[Start of Dataset content]
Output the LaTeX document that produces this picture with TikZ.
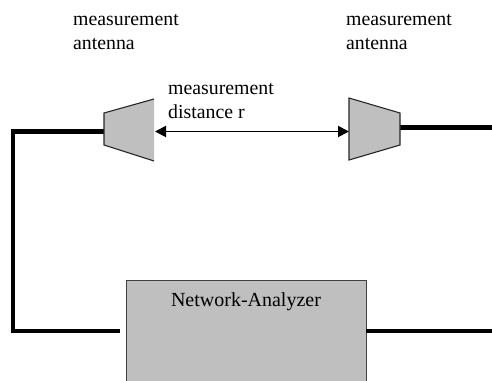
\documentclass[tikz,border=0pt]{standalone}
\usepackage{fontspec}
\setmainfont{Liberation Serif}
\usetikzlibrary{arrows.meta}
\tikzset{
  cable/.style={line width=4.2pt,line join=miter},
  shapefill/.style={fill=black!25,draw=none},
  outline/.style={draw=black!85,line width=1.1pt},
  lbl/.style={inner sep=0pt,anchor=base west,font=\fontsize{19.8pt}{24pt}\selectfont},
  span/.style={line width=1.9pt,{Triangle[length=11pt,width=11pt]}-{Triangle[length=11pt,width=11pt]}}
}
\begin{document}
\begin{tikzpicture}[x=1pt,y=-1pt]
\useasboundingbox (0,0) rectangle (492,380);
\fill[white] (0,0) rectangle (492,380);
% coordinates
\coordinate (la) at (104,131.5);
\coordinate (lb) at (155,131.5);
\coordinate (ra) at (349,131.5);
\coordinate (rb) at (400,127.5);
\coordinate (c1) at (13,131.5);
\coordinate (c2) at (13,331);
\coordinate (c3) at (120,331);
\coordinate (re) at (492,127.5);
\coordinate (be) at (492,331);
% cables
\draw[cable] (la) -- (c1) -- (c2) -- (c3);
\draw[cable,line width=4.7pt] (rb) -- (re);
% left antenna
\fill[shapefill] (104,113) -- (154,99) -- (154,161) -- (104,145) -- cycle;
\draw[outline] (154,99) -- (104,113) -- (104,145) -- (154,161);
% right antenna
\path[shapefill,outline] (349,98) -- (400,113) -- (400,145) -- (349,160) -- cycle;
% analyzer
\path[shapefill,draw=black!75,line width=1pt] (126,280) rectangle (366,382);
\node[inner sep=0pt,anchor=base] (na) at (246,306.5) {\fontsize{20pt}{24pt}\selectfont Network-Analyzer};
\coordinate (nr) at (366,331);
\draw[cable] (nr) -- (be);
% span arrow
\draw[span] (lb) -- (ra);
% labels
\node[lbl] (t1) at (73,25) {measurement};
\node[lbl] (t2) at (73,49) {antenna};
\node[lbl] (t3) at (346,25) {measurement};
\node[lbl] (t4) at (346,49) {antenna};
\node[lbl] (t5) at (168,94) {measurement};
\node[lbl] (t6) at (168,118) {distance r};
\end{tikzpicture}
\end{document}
[End of Dataset content]
**Exercise brief:**
Retype the whole listing, keeping every line identical and omitting all pictures.

**Answer to the problem:**
Output the LaTeX document that produces this picture with TikZ.
\documentclass[tikz,border=0pt]{standalone}
\usepackage{fontspec}
\setmainfont{Liberation Serif}
\usetikzlibrary{arrows.meta}
\tikzset{
  cable/.style={line width=4.2pt,line join=miter},
  shapefill/.style={fill=black!25,draw=none},
  outline/.style={draw=black!85,line width=1.1pt},
  lbl/.style={inner sep=0pt,anchor=base west,font=\fontsize{19.8pt}{24pt}\selectfont},
  span/.style={line width=1.9pt,{Triangle[length=11pt,width=11pt]}-{Triangle[length=11pt,width=11pt]}}
}
\begin{document}
\begin{tikzpicture}[x=1pt,y=-1pt]
\useasboundingbox (0,0) rectangle (492,380);
\fill[white] (0,0) rectangle (492,380);
% coordinates
\coordinate (la) at (104,131.5);
\coordinate (lb) at (155,131.5);
\coordinate (ra) at (349,131.5);
\coordinate (rb) at (400,127.5);
\coordinate (c1) at (13,131.5);
\coordinate (c2) at (13,331);
\coordinate (c3) at (120,331);
\coordinate (re) at (492,127.5);
\coordinate (be) at (492,331);
% cables
\draw[cable] (la) -- (c1) -- (c2) -- (c3);
\draw[cable,line width=4.7pt] (rb) -- (re);
% left antenna
\fill[shapefill] (104,113) -- (154,99) -- (154,161) -- (104,145) -- cycle;
\draw[outline] (154,99) -- (104,113) -- (104,145) -- (154,161);
% right antenna
\path[shapefill,outline] (349,98) -- (400,113) -- (400,145) -- (349,160) -- cycle;
% analyzer
\path[shapefill,draw=black!75,line width=1pt] (126,280) rectangle (366,382);
\node[inner sep=0pt,anchor=base] (na) at (246,306.5) {\fontsize{20pt}{24pt}\selectfont Network-Analyzer};
\coordinate (nr) at (366,331);
\draw[cable] (nr) -- (be);
% span arrow
\draw[span] (lb) -- (ra);
% labels
\node[lbl] (t1) at (73,25) {measurement};
\node[lbl] (t2) at (73,49) {antenna};
\node[lbl] (t3) at (346,25) {measurement};
\node[lbl] (t4) at (346,49) {antenna};
\node[lbl] (t5) at (168,94) {measurement};
\node[lbl] (t6) at (168,118) {distance r};
\end{tikzpicture}
\end{document}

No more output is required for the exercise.